By contrast, when Citizen Lab published forensic reports alleging the same Cellebrite-linked application on Android and iOS devices seized from activists in Kenya and Jordan, a Cellebrite spokesperson told reporters, “we do not respond to speculation.” The company declined to confirm whether it will investigate or to identify affected customers. In a separate statement on Jordan, Cellebrite said any “substantiated use” violating human rights would lead to “immediate disablement” without pledging transparent investigatory steps or public disclosure.

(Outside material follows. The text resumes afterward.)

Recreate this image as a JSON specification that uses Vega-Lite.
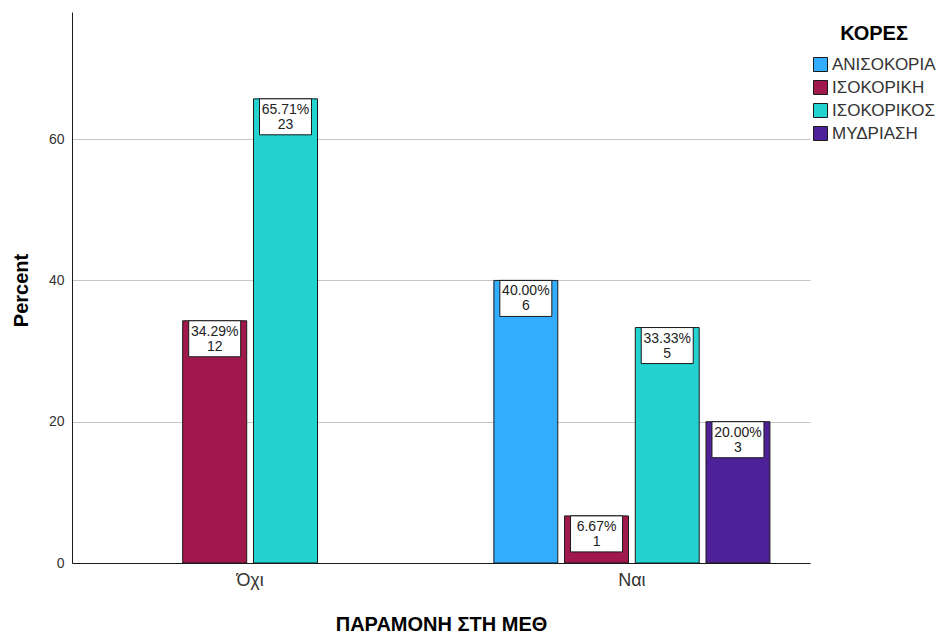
{
  "$schema": "https://vega.github.io/schema/vega-lite/v6.json",
  "width": 738,
  "height": 551,
  "autosize": {"type": "none"},
  "padding": {"left": 72, "top": 12, "right": 126, "bottom": 71},
  "background": "white",
  "config": {
    "font": "Liberation Sans",
    "view": {"stroke": null},
    "axis": {"domainColor": "#1a1a1a", "domainWidth": 1, "ticks": false}
  },
  "data": {
    "values": [
      {"group": "Όχι", "pupils": "ΙΣΟΚΟΡΙΚΗ", "percent": 34.29, "count": 12},
      {"group": "Όχι", "pupils": "ΙΣΟΚΟΡΙΚΟΣ", "percent": 65.71, "count": 23},
      {"group": "Ναι", "pupils": "ΑΝΙΣΟΚΟΡΙΑ", "percent": 40.00, "count": 6},
      {"group": "Ναι", "pupils": "ΙΣΟΚΟΡΙΚΗ", "percent": 6.67, "count": 1},
      {"group": "Ναι", "pupils": "ΙΣΟΚΟΡΙΚΟΣ", "percent": 33.33, "count": 5},
      {"group": "Ναι", "pupils": "ΜΥΔΡΙΑΣΗ", "percent": 20.00, "count": 3}
    ]
  },
  "encoding": {
    "x": {
      "field": "group",
      "type": "nominal",
      "scale": {"domain": ["Όχι", "Ναι"], "paddingInner": 0.277, "paddingOuter": 0.105},
      "axis": {
        "title": "ΠΑΡΑΜΟΝΗ ΣΤΗ ΜΕΘ",
        "titleFontSize": 20,
        "titleFontWeight": "bold",
        "titleColor": "#000",
        "titleX": 369,
        "titleY": 61,
        "titleBaseline": "middle",
        "labelFontSize": 18,
        "labelColor": "#333",
        "labelPadding": 8,
        "labelAngle": 0,
        "grid": false
      }
    },
    "y": {
      "field": "percent",
      "type": "quantitative",
      "scale": {"domain": [0, 78], "nice": false},
      "axis": {
        "title": "Percent",
        "titleFontSize": 20,
        "titleFontWeight": "bold",
        "titleColor": "#000",
        "titleX": -51,
        "titleY": 278,
        "titleAngle": -90,
        "titleAlign": "center",
        "titleBaseline": "middle",
        "values": [0, 20, 40, 60],
        "labelFontSize": 14,
        "labelColor": "#333",
        "labelPadding": 8,
        "grid": true,
        "gridColor": "#c4c4c4",
        "gridWidth": 1
      }
    }
  },
  "layer": [
    {
      "transform": [{"filter": {"field": "group", "equal": "Όχι"}}],
      "encoding": {
        "xOffset": {
          "field": "pupils",
          "type": "nominal",
          "scale": {"domain": ["ΙΣΟΚΟΡΙΚΗ", "ΙΣΟΚΟΡΙΚΟΣ"], "paddingInner": 0.096, "paddingOuter": 0.997}
        }
      },
      "layer": [
        {
          "mark": {"type": "bar", "stroke": "#1a1a1a", "strokeWidth": 1},
          "encoding": {
            "color": {
              "field": "pupils",
              "type": "nominal",
              "scale": {
                "domain": ["ΑΝΙΣΟΚΟΡΙΑ", "ΙΣΟΚΟΡΙΚΗ", "ΙΣΟΚΟΡΙΚΟΣ", "ΜΥΔΡΙΑΣΗ"],
                "range": ["#33adff", "#a0184c", "#22d3cf", "#4e2198"]
              },
              "legend": {
                "title": "ΚΟΡΕΣ",
                "orient": "none",
                "legendX": 740,
                "legendY": 12,
                "titleFontSize": 20,
                "titleFontWeight": "bold",
                "titleColor": "#000",
                "titleAnchor": "middle",
                "titlePadding": 12,
                "labelFontSize": 17,
                "labelColor": "#333",
                "labelOffset": 3,
                "rowPadding": 4,
                "symbolType": "square",
                "symbolSize": 196,
                "symbolStrokeColor": "#333",
                "symbolStrokeWidth": 1,
                "symbolOpacity": 1
              }
            }
          }
        },
        {
          "mark": {"type": "point", "shape": "M-1,0H1V1.385H-1Z", "size": 2704, "filled": true, "fill": "white", "stroke": "#1a1a1a", "strokeWidth": 1, "opacity": 1}
        },
        {
          "mark": {
            "type": "text",
            "baseline": "top",
            "dy": 4,
            "fontSize": 14,
            "lineHeight": 15,
            "color": "#222",
            "text": {"expr": "[format(datum.percent, '.2f') + '%', format(datum.count, 'd')]"}
          }
        }
      ]
    },
    {
      "transform": [{"filter": {"field": "group", "equal": "Ναι"}}],
      "encoding": {
        "xOffset": {
          "field": "pupils",
          "type": "nominal",
          "scale": {"domain": ["ΑΝΙΣΟΚΟΡΙΑ", "ΙΣΟΚΟΡΙΚΗ", "ΙΣΟΚΟΡΙΚΟΣ", "ΜΥΔΡΙΑΣΗ"], "paddingInner": 0.096, "paddingOuter": 0}
        }
      },
      "layer": [
        {
          "mark": {"type": "bar", "stroke": "#1a1a1a", "strokeWidth": 1},
          "encoding": {
            "color": {"field": "pupils", "type": "nominal"}
          }
        },
        {
          "mark": {"type": "point", "shape": "M-1,0H1V1.385H-1Z", "size": 2704, "filled": true, "fill": "white", "stroke": "#1a1a1a", "strokeWidth": 1, "opacity": 1}
        },
        {
          "mark": {
            "type": "text",
            "baseline": "top",
            "dy": 4,
            "fontSize": 14,
            "lineHeight": 15,
            "color": "#222",
            "text": {"expr": "[format(datum.percent, '.2f') + '%', format(datum.count, 'd')]"}
          }
        }
      ]
    }
  ],
  "resolve": {"scale": {"xOffset": "independent"}}
}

Governance and Procurement Risks

The Serbia precedent set an expectation that documented abuse triggers suspension—but the more recent dismissals by Cellebrite undercut that standard. Procurement officers and compliance teams now face unpredictability: what level of evidence prompts vendor action, and who verifies it? Governments that procure these tools risk complicity claims if they rely on assurances that lack audit trails or clear suspension criteria. Corporations working with law-enforcement partners may encounter reputational damage when vendor commitments are not backed by transparent investigation reports.

Comparative Industry Practices

Cellebrite has previously cut off several national customers—Bangladesh, Myanmar, Russia and Belarus—and halted sales to China and Hong Kong under export-control pressure. Other forensic-tool providers have explored mandatory independent audits, kill-switch licensing models and narrowly scoped warrant requirements. Yet no industry-wide standard for suspension criteria, independent verification or public reporting has emerged. This patchwork approach leaves buyers unable to benchmark vendor processes or compare evidentiary thresholds.

Opaque Controls and Technical Vulnerabilities

Key governance gaps include undisclosed customer lists, unclear revocation criteria and limited public reporting of investigations. On the technical side, Citizen Lab’s “high confidence” finding of a Cellebrite-signed binary on victims’ devices underscores the persistent presence of identifying certificates, exploit chains and root-access tooling. Without third-party validation, buyers cannot assess whether tools are confined to lawful, targeted investigations or repurposed for broad surveillance.

What to Watch Next

  • Whether Cellebrite publishes investigation outcomes or a policy mapping evidence thresholds to suspension actions.
  • Follow-up forensic reports from Citizen Lab, Amnesty International or other research labs and any technical rebuttals from Cellebrite.
  • Procurement policy shifts by major governments and new calls for independent oversight of forensic-tool exports.